Now, in your car you are doing this a few minutes at a time, but this example shows that within a short period of time you can accomplish a lot.
Create bullets beforehand
When you are telling your story it is helpful to provide yourself with a few bullet points. This will help you recollect your memory without stuttering through your story. When we tell a story to a friend we may be animated, excited, and have a specific reason to tell that story. However, alone with your recorder some of those elements don’t exist. Creating bullets can help you through parts you struggle to remember.
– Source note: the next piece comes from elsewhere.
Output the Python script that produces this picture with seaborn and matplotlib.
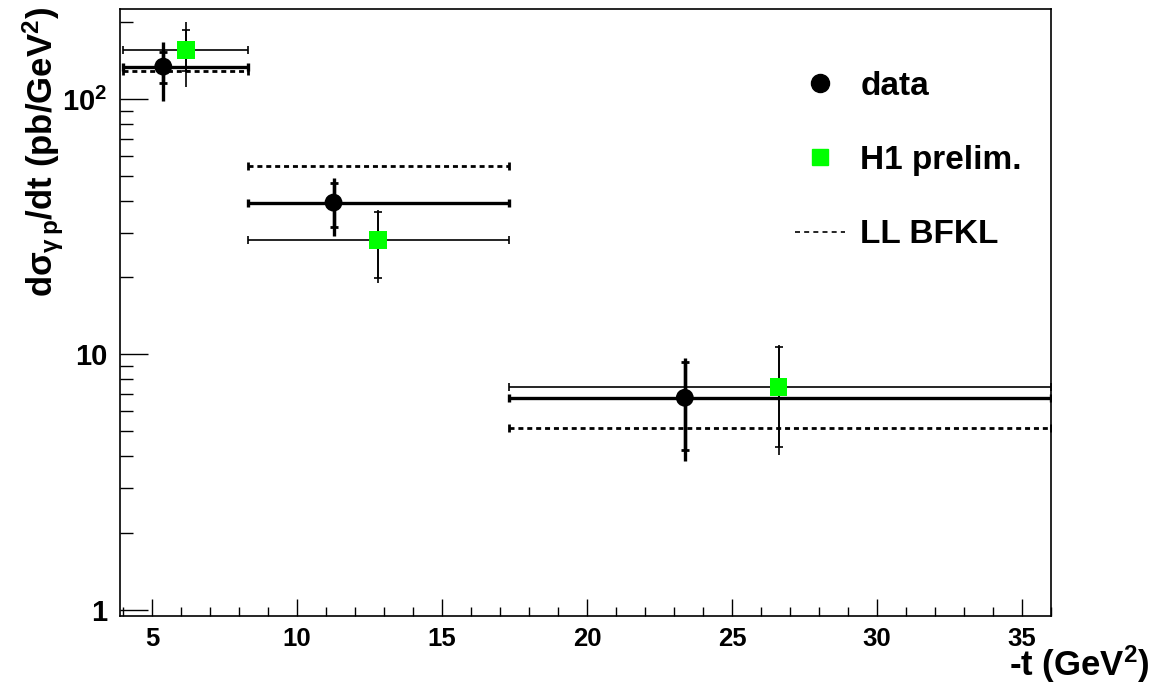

Taking our first date example, let’s break it down:
- Why was I going on a date?
- Why was this date unique?
- How did I meet the person?
- Where did we go?
- The person snuk out on me before paying the bill
- I had to find a ride home and my phone wasn’t charged
- I met my next date waiting outside for Lyft
Your bullets don’t need to be more than a few words so long as you can recall information using them.
Create a list of questions
Don’t know how to tell your story, why not just create a list of questions. In the bullet point section I listed a few questions. Sometimes it is easier to pretend you are in an interview than it is to just tell a story. Creating a list of questions to record yourself answering can help you piece your story together. When you transcribe, you will still have the same information as you would by recording yourself telling your story, but with questions you provide yourself a little more context to what is happening, and often helps to jog your memory.
Invite friends over
I actually did this in college nearly 25 years ago. I had a bunch of stories, and a couple friends “4th floor Fricker” came to my dorm room and listened. I didn’t know how to talk into a recorder back then and just couldn’t get it right. Having my friends there to respond to the story and ask questions was more helpful than I could have imagined.
Working with a digital recorder to tell your story will be fast and you will get a lot done. The two things you’ll also realize is that it is crazy-awkward, and when you transcribe you will have accomplished much more than you could have imagined.